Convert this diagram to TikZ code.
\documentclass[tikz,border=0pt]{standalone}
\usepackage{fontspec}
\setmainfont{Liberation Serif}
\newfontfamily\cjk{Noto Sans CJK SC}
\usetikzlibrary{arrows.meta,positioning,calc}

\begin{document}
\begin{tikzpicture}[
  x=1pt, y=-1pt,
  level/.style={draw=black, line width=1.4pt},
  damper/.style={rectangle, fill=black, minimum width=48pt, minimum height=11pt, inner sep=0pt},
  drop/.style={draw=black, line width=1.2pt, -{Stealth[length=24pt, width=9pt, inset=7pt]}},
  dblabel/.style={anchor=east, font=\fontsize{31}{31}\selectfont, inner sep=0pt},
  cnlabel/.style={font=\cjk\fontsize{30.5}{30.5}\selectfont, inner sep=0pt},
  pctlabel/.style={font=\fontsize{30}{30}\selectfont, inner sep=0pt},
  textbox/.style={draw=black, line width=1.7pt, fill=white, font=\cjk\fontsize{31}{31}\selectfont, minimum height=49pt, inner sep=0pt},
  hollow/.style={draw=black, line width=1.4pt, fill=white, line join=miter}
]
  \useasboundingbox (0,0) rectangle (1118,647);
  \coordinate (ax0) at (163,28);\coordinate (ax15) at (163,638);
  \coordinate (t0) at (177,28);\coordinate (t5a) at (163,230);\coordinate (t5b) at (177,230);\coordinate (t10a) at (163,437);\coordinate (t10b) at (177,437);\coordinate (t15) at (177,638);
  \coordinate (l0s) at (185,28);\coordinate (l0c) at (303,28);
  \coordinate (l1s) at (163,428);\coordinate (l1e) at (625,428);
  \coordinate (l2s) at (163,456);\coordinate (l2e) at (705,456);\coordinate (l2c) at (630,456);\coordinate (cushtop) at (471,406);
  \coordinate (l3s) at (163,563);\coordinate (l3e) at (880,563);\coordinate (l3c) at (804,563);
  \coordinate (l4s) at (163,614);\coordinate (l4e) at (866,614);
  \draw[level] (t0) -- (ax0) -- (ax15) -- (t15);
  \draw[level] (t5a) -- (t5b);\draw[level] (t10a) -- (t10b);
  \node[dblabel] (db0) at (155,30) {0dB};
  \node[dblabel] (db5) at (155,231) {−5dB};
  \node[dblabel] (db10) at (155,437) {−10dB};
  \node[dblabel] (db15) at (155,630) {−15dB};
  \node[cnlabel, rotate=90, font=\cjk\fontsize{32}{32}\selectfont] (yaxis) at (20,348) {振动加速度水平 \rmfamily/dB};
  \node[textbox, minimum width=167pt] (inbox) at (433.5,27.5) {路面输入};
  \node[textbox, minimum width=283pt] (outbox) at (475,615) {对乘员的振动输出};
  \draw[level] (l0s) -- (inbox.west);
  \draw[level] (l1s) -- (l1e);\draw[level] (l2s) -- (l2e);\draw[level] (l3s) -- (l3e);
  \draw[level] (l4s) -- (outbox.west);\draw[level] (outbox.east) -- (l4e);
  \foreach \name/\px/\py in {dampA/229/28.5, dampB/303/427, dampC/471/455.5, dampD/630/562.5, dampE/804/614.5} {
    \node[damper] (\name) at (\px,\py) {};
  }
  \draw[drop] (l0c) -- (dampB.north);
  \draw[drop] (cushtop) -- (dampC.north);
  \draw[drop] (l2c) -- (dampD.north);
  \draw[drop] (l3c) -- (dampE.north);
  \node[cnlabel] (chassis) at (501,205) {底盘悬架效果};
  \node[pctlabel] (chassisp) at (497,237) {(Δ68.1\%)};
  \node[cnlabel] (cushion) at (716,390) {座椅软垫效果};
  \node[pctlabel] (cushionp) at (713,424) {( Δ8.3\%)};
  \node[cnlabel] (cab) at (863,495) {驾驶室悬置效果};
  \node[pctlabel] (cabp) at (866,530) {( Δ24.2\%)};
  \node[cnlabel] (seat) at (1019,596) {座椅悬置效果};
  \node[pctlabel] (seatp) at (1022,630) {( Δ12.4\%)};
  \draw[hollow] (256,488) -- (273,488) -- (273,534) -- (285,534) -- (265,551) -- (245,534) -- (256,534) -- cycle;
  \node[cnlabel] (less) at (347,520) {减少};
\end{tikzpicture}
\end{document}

• **Your task**:
Transcribe the full listing above without leaving anything out.

• **Solution for this exercise**:
Convert this diagram to TikZ code.
\documentclass[tikz,border=0pt]{standalone}
\usepackage{fontspec}
\setmainfont{Liberation Serif}
\newfontfamily\cjk{Noto Sans CJK SC}
\usetikzlibrary{arrows.meta,positioning,calc}

\begin{document}
\begin{tikzpicture}[
  x=1pt, y=-1pt,
  level/.style={draw=black, line width=1.4pt},
  damper/.style={rectangle, fill=black, minimum width=48pt, minimum height=11pt, inner sep=0pt},
  drop/.style={draw=black, line width=1.2pt, -{Stealth[length=24pt, width=9pt, inset=7pt]}},
  dblabel/.style={anchor=east, font=\fontsize{31}{31}\selectfont, inner sep=0pt},
  cnlabel/.style={font=\cjk\fontsize{30.5}{30.5}\selectfont, inner sep=0pt},
  pctlabel/.style={font=\fontsize{30}{30}\selectfont, inner sep=0pt},
  textbox/.style={draw=black, line width=1.7pt, fill=white, font=\cjk\fontsize{31}{31}\selectfont, minimum height=49pt, inner sep=0pt},
  hollow/.style={draw=black, line width=1.4pt, fill=white, line join=miter}
]
  \useasboundingbox (0,0) rectangle (1118,647);
  \coordinate (ax0) at (163,28);\coordinate (ax15) at (163,638);
  \coordinate (t0) at (177,28);\coordinate (t5a) at (163,230);\coordinate (t5b) at (177,230);\coordinate (t10a) at (163,437);\coordinate (t10b) at (177,437);\coordinate (t15) at (177,638);
  \coordinate (l0s) at (185,28);\coordinate (l0c) at (303,28);
  \coordinate (l1s) at (163,428);\coordinate (l1e) at (625,428);
  \coordinate (l2s) at (163,456);\coordinate (l2e) at (705,456);\coordinate (l2c) at (630,456);\coordinate (cushtop) at (471,406);
  \coordinate (l3s) at (163,563);\coordinate (l3e) at (880,563);\coordinate (l3c) at (804,563);
  \coordinate (l4s) at (163,614);\coordinate (l4e) at (866,614);
  \draw[level] (t0) -- (ax0) -- (ax15) -- (t15);
  \draw[level] (t5a) -- (t5b);\draw[level] (t10a) -- (t10b);
  \node[dblabel] (db0) at (155,30) {0dB};
  \node[dblabel] (db5) at (155,231) {−5dB};
  \node[dblabel] (db10) at (155,437) {−10dB};
  \node[dblabel] (db15) at (155,630) {−15dB};
  \node[cnlabel, rotate=90, font=\cjk\fontsize{32}{32}\selectfont] (yaxis) at (20,348) {振动加速度水平 \rmfamily/dB};
  \node[textbox, minimum width=167pt] (inbox) at (433.5,27.5) {路面输入};
  \node[textbox, minimum width=283pt] (outbox) at (475,615) {对乘员的振动输出};
  \draw[level] (l0s) -- (inbox.west);
  \draw[level] (l1s) -- (l1e);\draw[level] (l2s) -- (l2e);\draw[level] (l3s) -- (l3e);
  \draw[level] (l4s) -- (outbox.west);\draw[level] (outbox.east) -- (l4e);
  \foreach \name/\px/\py in {dampA/229/28.5, dampB/303/427, dampC/471/455.5, dampD/630/562.5, dampE/804/614.5} {
    \node[damper] (\name) at (\px,\py) {};
  }
  \draw[drop] (l0c) -- (dampB.north);
  \draw[drop] (cushtop) -- (dampC.north);
  \draw[drop] (l2c) -- (dampD.north);
  \draw[drop] (l3c) -- (dampE.north);
  \node[cnlabel] (chassis) at (501,205) {底盘悬架效果};
  \node[pctlabel] (chassisp) at (497,237) {(Δ68.1\%)};
  \node[cnlabel] (cushion) at (716,390) {座椅软垫效果};
  \node[pctlabel] (cushionp) at (713,424) {( Δ8.3\%)};
  \node[cnlabel] (cab) at (863,495) {驾驶室悬置效果};
  \node[pctlabel] (cabp) at (866,530) {( Δ24.2\%)};
  \node[cnlabel] (seat) at (1019,596) {座椅悬置效果};
  \node[pctlabel] (seatp) at (1022,630) {( Δ12.4\%)};
  \draw[hollow] (256,488) -- (273,488) -- (273,534) -- (285,534) -- (265,551) -- (245,534) -- (256,534) -- cycle;
  \node[cnlabel] (less) at (347,520) {减少};
\end{tikzpicture}
\end{document}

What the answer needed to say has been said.